■ **To do**:
Repeat what the lines below say, word for word, and skip every image.

■ **Dataset extract**:

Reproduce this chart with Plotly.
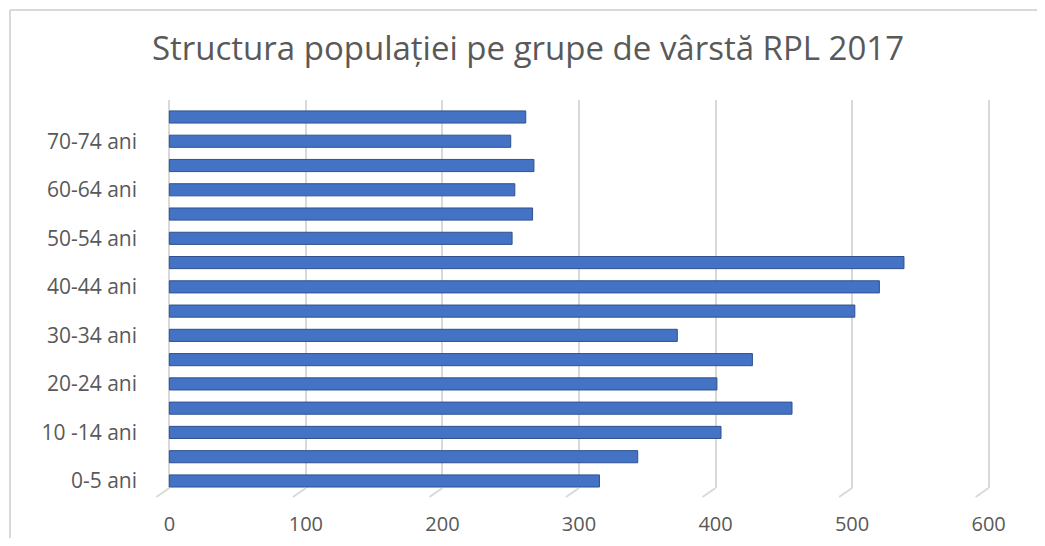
import plotly.graph_objects as go

categories = ["0-5 ani", "5-9 ani", "10 -14 ani", "15-19 ani", "20-24 ani", "25-29 ani",
              "30-34 ani", "35-39 ani", "40-44 ani", "45-49 ani", "50-54 ani", "55-59 ani",
              "60-64 ani", "65-69 ani", "70-74 ani", "75+ ani"]
values = [315, 343, 404, 456, 401, 427, 372, 502, 520, 538, 251, 266, 253, 267, 250, 261]
shown_labels = categories[::2]
x_ticks = [0, 100, 200, 300, 400, 500, 600]

# the page adds an 8px body margin, so the figure is 16px smaller than the window
OFF = 8
W, H = 1045 - 2 * OFF, 546 - 2 * OFF
L, R, T, B = 168 - OFF, W - (990 - OFF), 100 - OFF, H - (488 - OFF)
pw, ph = W - L - R, H - T - B
XMIN, XMAX = -1, 601

def px_x(p):
    return (p - OFF - L) / pw

def px_y(p):
    return (H - B - (p - OFF)) / ph

def val_x(v):
    return (v - XMIN) / (XMAX - XMIN)

fig = go.Figure(go.Bar(
    x=values, y=categories, orientation="h",
    marker=dict(color="#4472C4", line=dict(color="#2F528F", width=1)),
))

shapes = []
# floor lines of the 3D wall under each gridline
for v in x_ticks:
    shapes.append(dict(type="line", xref="paper", yref="paper",
                       x0=val_x(v), x1=val_x(v) - 13 / pw,
                       y0=0, y1=-9 / ph, line=dict(color="#D9D9D9", width=2)))
# chart area border (left and top)
shapes.append(dict(type="line", xref="paper", yref="paper", x0=px_x(10), x1=px_x(10),
                   y0=px_y(10), y1=px_y(560), line=dict(color="#D9D9D9", width=2)))
shapes.append(dict(type="line", xref="paper", yref="paper", x0=px_x(10), x1=px_x(1060),
                   y0=px_y(10), y1=px_y(10), line=dict(color="#D9D9D9", width=2)))

fig.update_layout(
    width=W, height=H,
    margin=dict(l=L, r=R, t=T, b=B, pad=0, autoexpand=False),
    paper_bgcolor="white", plot_bgcolor="white",
    showlegend=False,
    bargap=0.5,
    font=dict(family="Open Sans", color="#595959"),
    title=dict(text="Structura populației pe grupe de vârstă RPL 2017",
               x=(528 - OFF) / W, xref="container", xanchor="center",
               y=1 - (48 - OFF) / H, yref="container", yanchor="middle",
               font=dict(family="Open Sans", size=33, color="#595959")),
    xaxis=dict(range=[XMIN, XMAX], tickvals=x_ticks, showgrid=True, gridcolor="#D9D9D9",
               gridwidth=2, zeroline=False, showline=False, ticks="", automargin=False,
               tickfont=dict(size=20, color="#595959"), ticklabelstandoff=22),
    yaxis=dict(type="category", categoryorder="array", categoryarray=categories,
               range=[-0.29, 15.7], tickvals=shown_labels, ticktext=shown_labels,
               showgrid=False, zeroline=False, showline=False, ticks="", automargin=False,
               tickfont=dict(size=21, color="#595959"), ticklabelstandoff=30),
    shapes=shapes,
)

fig.write_html("out.html")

■ **Exercise response**:
Reproduce this chart with Plotly.
import plotly.graph_objects as go

categories = ["0-5 ani", "5-9 ani", "10 -14 ani", "15-19 ani", "20-24 ani", "25-29 ani",
              "30-34 ani", "35-39 ani", "40-44 ani", "45-49 ani", "50-54 ani", "55-59 ani",
              "60-64 ani", "65-69 ani", "70-74 ani", "75+ ani"]
values = [315, 343, 404, 456, 401, 427, 372, 502, 520, 538, 251, 266, 253, 267, 250, 261]
shown_labels = categories[::2]
x_ticks = [0, 100, 200, 300, 400, 500, 600]

# the page adds an 8px body margin, so the figure is 16px smaller than the window
OFF = 8
W, H = 1045 - 2 * OFF, 546 - 2 * OFF
L, R, T, B = 168 - OFF, W - (990 - OFF), 100 - OFF, H - (488 - OFF)
pw, ph = W - L - R, H - T - B
XMIN, XMAX = -1, 601

def px_x(p):
    return (p - OFF - L) / pw

def px_y(p):
    return (H - B - (p - OFF)) / ph

def val_x(v):
    return (v - XMIN) / (XMAX - XMIN)

fig = go.Figure(go.Bar(
    x=values, y=categories, orientation="h",
    marker=dict(color="#4472C4", line=dict(color="#2F528F", width=1)),
))

shapes = []
# floor lines of the 3D wall under each gridline
for v in x_ticks:
    shapes.append(dict(type="line", xref="paper", yref="paper",
                       x0=val_x(v), x1=val_x(v) - 13 / pw,
                       y0=0, y1=-9 / ph, line=dict(color="#D9D9D9", width=2)))
# chart area border (left and top)
shapes.append(dict(type="line", xref="paper", yref="paper", x0=px_x(10), x1=px_x(10),
                   y0=px_y(10), y1=px_y(560), line=dict(color="#D9D9D9", width=2)))
shapes.append(dict(type="line", xref="paper", yref="paper", x0=px_x(10), x1=px_x(1060),
                   y0=px_y(10), y1=px_y(10), line=dict(color="#D9D9D9", width=2)))

fig.update_layout(
    width=W, height=H,
    margin=dict(l=L, r=R, t=T, b=B, pad=0, autoexpand=False),
    paper_bgcolor="white", plot_bgcolor="white",
    showlegend=False,
    bargap=0.5,
    font=dict(family="Open Sans", color="#595959"),
    title=dict(text="Structura populației pe grupe de vârstă RPL 2017",
               x=(528 - OFF) / W, xref="container", xanchor="center",
               y=1 - (48 - OFF) / H, yref="container", yanchor="middle",
               font=dict(family="Open Sans", size=33, color="#595959")),
    xaxis=dict(range=[XMIN, XMAX], tickvals=x_ticks, showgrid=True, gridcolor="#D9D9D9",
               gridwidth=2, zeroline=False, showline=False, ticks="", automargin=False,
               tickfont=dict(size=20, color="#595959"), ticklabelstandoff=22),
    yaxis=dict(type="category", categoryorder="array", categoryarray=categories,
               range=[-0.29, 15.7], tickvals=shown_labels, ticktext=shown_labels,
               showgrid=False, zeroline=False, showline=False, ticks="", automargin=False,
               tickfont=dict(size=21, color="#595959"), ticklabelstandoff=30),
    shapes=shapes,
)

fig.write_html("out.html")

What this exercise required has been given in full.